Os CNAES de construção que têm ainda mais terceirizados entre os mortos suplantam ainda mais esse índice, como: 1) construção de rodovias, ferrovias, obras não especificadas, ruas praças e calçadas têm 4,55 vezes mais acidentes fatais; 2) no CNAE obras para geração, distribuição de energia, telecomunicações, redes de água, coleta de esgoto, instalações industriais e estruturas metálicas, são 4,92 vezes mais mortes; 3) no CNAE demolição e preparação de terreno, 3,3 vezes mais acidentes fatais. Ou seja, quanto maior a proporção de mortos no CNAE, maior o predomínio de terceirizados entre as vítimas.

Vale ressaltar que os dados se referem apenas aos acidentes comunicados, quando número imenso é omitido, e envolvem tendencialmente terceirizados, mesmo em casos amplamente divulgados pela mídia, como o desabamento da obra do sorteio da Copa do Mundo na Bahia, que matou Zilmar Neri dos Santos, e infarto sofrido por José Antônio da Silva Nascimento, em outra obra da Copa, em Manaus.

A luta em torno da terceirização tem início na definição do seu próprio conceito, em dois níveis: 1) na apreensão de sua natureza e características enquanto fenômeno social; 2) na demarcação dos limites e conteúdos da sua regulação. Como agente essencial dessa última, o Supremo Tribunal Federal (STF) poderá dar enorme contribuição à restrição ou flexibilização das fronteiras efetivamente estabelecidas pelas instituições do Estado, até momento, no tratamento da terceirização.

O STF decidiu reconhecer repercussão geral à decisão que será tomada em processo judicial sobre a terceirização do trabalho, o que pode marcar uma inflexão na regulação do trabalho no Brasil.

No dia 1º de abril, o Ministro Luiz Fux e demais componentes da Turma deram provimento ao recurso patronal de embargos declaratórios (ARE 713211), reconhecendo repercussão geral ao tema da terceirização de atividade-fim. A decisão que advir desse processo servirá como referência para todas as ações que tramitam atualmente e que venham a subir ao Supremo. Desse modo, será precedente fortíssimo à atuação de todo o Judiciário, demais instituições de regulação do trabalho e, em especial, às empresas.

A discussão da licitude da terceirização de atividade-fim pelo STF engendra a possibilidade de romper com o entendimento do Tribunal Superior do Trabalho sobre a matéria (constante na sua Súmula nº 331) e de abertura para a adoção indiscriminada da terceirização, o que significará um recrudescimento brutal da precarização do trabalho e da submissão da pessoa humana aos imperativos do capital.

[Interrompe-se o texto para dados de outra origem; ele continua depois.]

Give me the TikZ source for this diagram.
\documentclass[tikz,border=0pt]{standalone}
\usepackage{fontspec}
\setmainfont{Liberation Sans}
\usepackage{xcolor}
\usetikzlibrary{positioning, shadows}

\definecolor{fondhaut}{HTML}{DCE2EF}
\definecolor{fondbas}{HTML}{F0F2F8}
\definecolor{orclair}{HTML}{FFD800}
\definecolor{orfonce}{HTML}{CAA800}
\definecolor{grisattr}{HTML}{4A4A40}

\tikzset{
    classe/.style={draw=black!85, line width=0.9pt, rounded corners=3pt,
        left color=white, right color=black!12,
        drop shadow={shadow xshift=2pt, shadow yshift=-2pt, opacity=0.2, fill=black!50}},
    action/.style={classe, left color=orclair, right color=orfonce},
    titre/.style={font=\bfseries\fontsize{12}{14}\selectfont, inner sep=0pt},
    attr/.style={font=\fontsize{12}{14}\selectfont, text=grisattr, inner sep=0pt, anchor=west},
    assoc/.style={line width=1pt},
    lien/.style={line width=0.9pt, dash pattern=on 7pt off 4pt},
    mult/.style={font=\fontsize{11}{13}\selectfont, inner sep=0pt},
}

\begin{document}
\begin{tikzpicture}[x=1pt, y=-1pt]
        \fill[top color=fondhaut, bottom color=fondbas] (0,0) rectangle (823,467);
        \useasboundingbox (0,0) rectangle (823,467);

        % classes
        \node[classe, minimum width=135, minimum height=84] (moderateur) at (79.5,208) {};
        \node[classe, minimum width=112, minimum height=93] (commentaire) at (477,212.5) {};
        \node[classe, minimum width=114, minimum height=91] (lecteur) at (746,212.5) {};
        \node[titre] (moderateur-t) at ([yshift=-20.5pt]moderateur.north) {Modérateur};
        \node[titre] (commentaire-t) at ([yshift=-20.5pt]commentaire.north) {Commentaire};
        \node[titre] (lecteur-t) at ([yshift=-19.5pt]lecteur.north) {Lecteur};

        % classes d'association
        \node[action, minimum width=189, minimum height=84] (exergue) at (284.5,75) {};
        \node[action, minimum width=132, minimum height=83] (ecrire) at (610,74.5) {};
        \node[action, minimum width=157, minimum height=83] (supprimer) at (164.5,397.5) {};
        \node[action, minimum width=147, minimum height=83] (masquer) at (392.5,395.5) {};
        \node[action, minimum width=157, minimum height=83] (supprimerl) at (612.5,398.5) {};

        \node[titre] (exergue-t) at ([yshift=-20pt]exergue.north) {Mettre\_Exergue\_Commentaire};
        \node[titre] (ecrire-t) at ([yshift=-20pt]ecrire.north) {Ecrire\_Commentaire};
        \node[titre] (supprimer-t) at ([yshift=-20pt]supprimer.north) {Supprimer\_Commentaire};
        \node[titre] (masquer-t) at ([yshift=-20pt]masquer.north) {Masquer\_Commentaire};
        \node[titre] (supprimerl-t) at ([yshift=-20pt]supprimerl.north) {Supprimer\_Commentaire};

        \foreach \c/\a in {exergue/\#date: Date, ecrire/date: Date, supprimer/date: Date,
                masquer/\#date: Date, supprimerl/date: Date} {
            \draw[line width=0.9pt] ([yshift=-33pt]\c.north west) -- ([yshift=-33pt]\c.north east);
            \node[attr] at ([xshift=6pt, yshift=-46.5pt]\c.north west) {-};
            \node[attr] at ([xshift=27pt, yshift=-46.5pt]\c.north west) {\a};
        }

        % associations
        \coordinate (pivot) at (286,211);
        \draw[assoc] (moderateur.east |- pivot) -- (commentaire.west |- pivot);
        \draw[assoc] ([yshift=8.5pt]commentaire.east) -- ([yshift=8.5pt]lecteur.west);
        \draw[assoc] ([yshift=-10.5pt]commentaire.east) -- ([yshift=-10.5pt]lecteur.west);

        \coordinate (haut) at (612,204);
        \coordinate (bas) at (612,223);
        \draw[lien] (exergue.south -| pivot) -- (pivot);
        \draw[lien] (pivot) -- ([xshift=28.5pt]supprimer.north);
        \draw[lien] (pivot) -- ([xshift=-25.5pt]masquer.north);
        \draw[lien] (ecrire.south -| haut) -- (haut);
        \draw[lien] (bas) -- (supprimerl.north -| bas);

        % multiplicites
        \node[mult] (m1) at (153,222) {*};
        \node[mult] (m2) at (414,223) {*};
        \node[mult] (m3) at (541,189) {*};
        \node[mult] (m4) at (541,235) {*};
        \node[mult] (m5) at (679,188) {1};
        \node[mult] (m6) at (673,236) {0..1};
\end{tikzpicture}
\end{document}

A luta para barrar essa flexibilização no STF é uma das frentes em disputa. A outra está Congresso Nacional na contraposição ao projeto de Lei 4330. Inúmeras entidades estão se mobilizando por meio da criação de Fórum Nacional de Combate à Terceirização, com a finalidade de frear essa forma de contratação que precariza, agride e mata. Agora, a mobilização das forças progressistas é fundamental, pois o STF não apenas versa sobre, mas é ele mesmo elemento constituinte da luta de classes.

José Dari Krein e Vitor Araújo Filgueiras são pesquisadores do CESIT (Centro de Estudos Sindicais do Trabalho) do Instituto de Economia da UNICAMP e do projeto temático da FAPESP sobre as "contradições do trabalho no Brasil Atual".